The EBIT return on Assets (EBIT/Assets) from the above tables is as follows for 2005:
Wal-Mart Stores 50%
Sams Club 25%
International 8%
Other -3%
Total (weighted) 15%

What the above tables show is that the shocking returns (EBIT/Assets) on core domestic assets is tempered by the much lower returns on the international and “other” assets.

The real bummer of the above data, of course, is this negative return on the whopping $44 billion of assets in the "Other" category.

Wal-Mart discloses very little about this "Other" operating segment.

What we do know is this:
Corporate overhead is placed in this category.
Seiyu is in this category.
McLane’s used to be in this category.

Since McLane’s is long gone, I am more than a bit befuddled as to what the heck is actually in this segment. ..$44 billion in assets and no explanation? The investment in Seiyu makes up only $670 million of the $44 billion.

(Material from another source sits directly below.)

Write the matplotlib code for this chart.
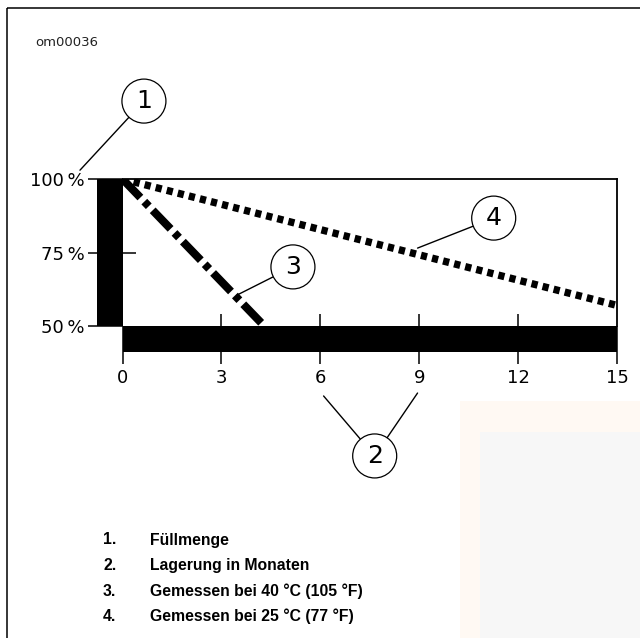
import matplotlib
matplotlib.use("Agg")
import matplotlib.pyplot as plt
from matplotlib.patches import Rectangle
from matplotlib import font_manager

# ---- data ----
months_40 = [0, 4.3]        # Gemessen bei 40 °C
fill_40 = [100, 50]
months_25 = [0, 15]         # Gemessen bei 25 °C
fill_25 = [100, 57]
x_ticks = [0, 3, 6, 9, 12, 15]
y_ticks = [50, 75, 100]
y_tick_labels = ["50\u2009%", "75\u2009%", "100\u2009%"]
legend_nums = ["1.", "2.", "3.", "4."]
legend_texts = ["Füllmenge", "Lagerung in Monaten",
                "Gemessen bei 40 °C (105 °F)", "Gemessen bei 25 °C (77 °F)"]

W, H = 640, 638
fig = plt.figure(figsize=(W / 100, H / 100), dpi=100)
fig.patch.set_facecolor("white")

PX = 72 / 100  # points per pixel

# background overlay in pixel coordinates
bg = fig.add_axes([0, 0, 1, 1], zorder=-1)
bg.set_xlim(0, W)
bg.set_ylim(H, 0)
bg.axis("off")
bg.add_patch(Rectangle((460, 401), 200, 260, color="#FFF9F3", lw=0))
bg.add_patch(Rectangle((480, 432), 180, 230, color="#F7F7F7", lw=0))
bg.add_patch(Rectangle((6.5, 7.5), 700, 700, fill=False, ec="black", lw=1.1))
bg.text(35, 42, "om00036", fontsize=9.5, family="DejaVu Sans", va="center", ha="left", color="#222222")

names = {f.name for f in font_manager.fontManager.ttflist}
if "Liberation Sans Narrow" in names:
    lfont, lsize = "Liberation Sans Narrow", 12.5
else:
    lfont, lsize = "Liberation Sans", 11.3
for i, (n, t) in enumerate(zip(legend_nums, legend_texts)):
    yy = 540 + i * 25.5
    bg.text(103, yy, n, fontsize=lsize, family=lfont, weight="bold", va="center", ha="left")
    bg.text(150, yy, t, fontsize=lsize, family=lfont, weight="bold", va="center", ha="left")

# main axes
x0, x1, ytop, ybot = 122.5, 617, 179, 326
ax = fig.add_axes([x0 / W, 1 - ybot / H, (x1 - x0) / W, (ybot - ytop) / H])
ax.set_facecolor("none")
ax.set_xlim(0, 15)
ax.set_ylim(50, 100)

for s in ["left", "bottom"]:
    ax.spines[s].set_visible(False)
for s in ["top", "right"]:
    ax.spines[s].set_linewidth(1.3)

# thick axis bars
bw = 26
ax.add_patch(Rectangle((-bw / (x1 - x0), 0), bw / (x1 - x0), 1, transform=ax.transAxes,
                       color="black", clip_on=False, zorder=3, lw=0))
ax.add_patch(Rectangle((0, -bw / (ybot - ytop)), 1, bw / (ybot - ytop), transform=ax.transAxes,
                       color="black", clip_on=False, zorder=3, lw=0))

ax.yaxis.remove_overlapping_locs = False
ax.xaxis.remove_overlapping_locs = False
ax.set_yticks(y_ticks)
ax.set_yticklabels(y_tick_labels)
ax.set_yticks([75], minor=True)
ax.set_xticks(x_ticks)
ax.set_xticklabels([str(v) for v in x_ticks])
ax.set_xticks(x_ticks[1:-1], minor=True)
ax.tick_params(axis="y", which="major", direction="out", length=35.5 * PX, width=1.1,
               pad=2.5 * PX, labelsize=13, colors="black")
ax.tick_params(axis="y", which="minor", direction="in", length=12.5 * PX, width=1.1)
ax.tick_params(axis="x", which="major", direction="out", length=38 * PX, width=1.1,
               pad=3.5, labelsize=13, colors="black")
ax.tick_params(axis="x", which="minor", direction="in", length=12 * PX, width=1.1)
for lab in ax.get_xticklabels() + ax.get_yticklabels():
    lab.set_family("DejaVu Sans")

# data lines
ax.plot(months_40, fill_40, color="black", lw=5.8, linestyle=(0, (3.2, 0.7, 0.8, 0.7)),
        dash_capstyle="butt", zorder=2)
ax.plot(months_25, fill_25, color="black", lw=5.3, linestyle=(0, (0.85, 0.7)),
        dash_capstyle="butt", zorder=2)

# callouts
def callout(label, circ, target, visible=True):
    ax.annotate(label, xy=target, xytext=circ, xycoords="data", textcoords="data",
                ha="center", va="center", fontsize=18, family="DejaVu Sans",
                color="black" if visible else "none",
                bbox=dict(boxstyle="circle,pad=0.4", fc="white" if visible else "none",
                          ec="black" if visible else "none", lw=0.9),
                arrowprops=dict(arrowstyle="-", lw=1.0, color="black", shrinkA=0, shrinkB=0),
                annotation_clip=False, zorder=5)

callout("1", (0.65, 126.5), (-1.29, 103.0))
callout("3", (5.17, 70.1), (3.47, 60.5))
callout("4", (11.26, 86.7), (8.95, 76.5))
callout("2", (7.65, 5.8), (8.95, 27.2), visible=False)
callout("2", (7.65, 5.8), (6.1, 26.2))

fig.savefig("out.png", dpi=100)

(The Seiyu investment will eventually rotate out of “Other” and into “International” when Seiyu is consolidated.)

The only tantalizing figures we have for the "Other" segment for 2005 are as follows.
Revenues from external customers  $ 0
Intercompany real estate income  $ 3,267
Depreciation & amortization expense  $ 1,510
Operating loss  $ 1,340

Based on the above information, I believe that Wal-Mart has put all of its real-estate assets into this "Other" segment. I need to think about this in regard to how to better demystify this segment.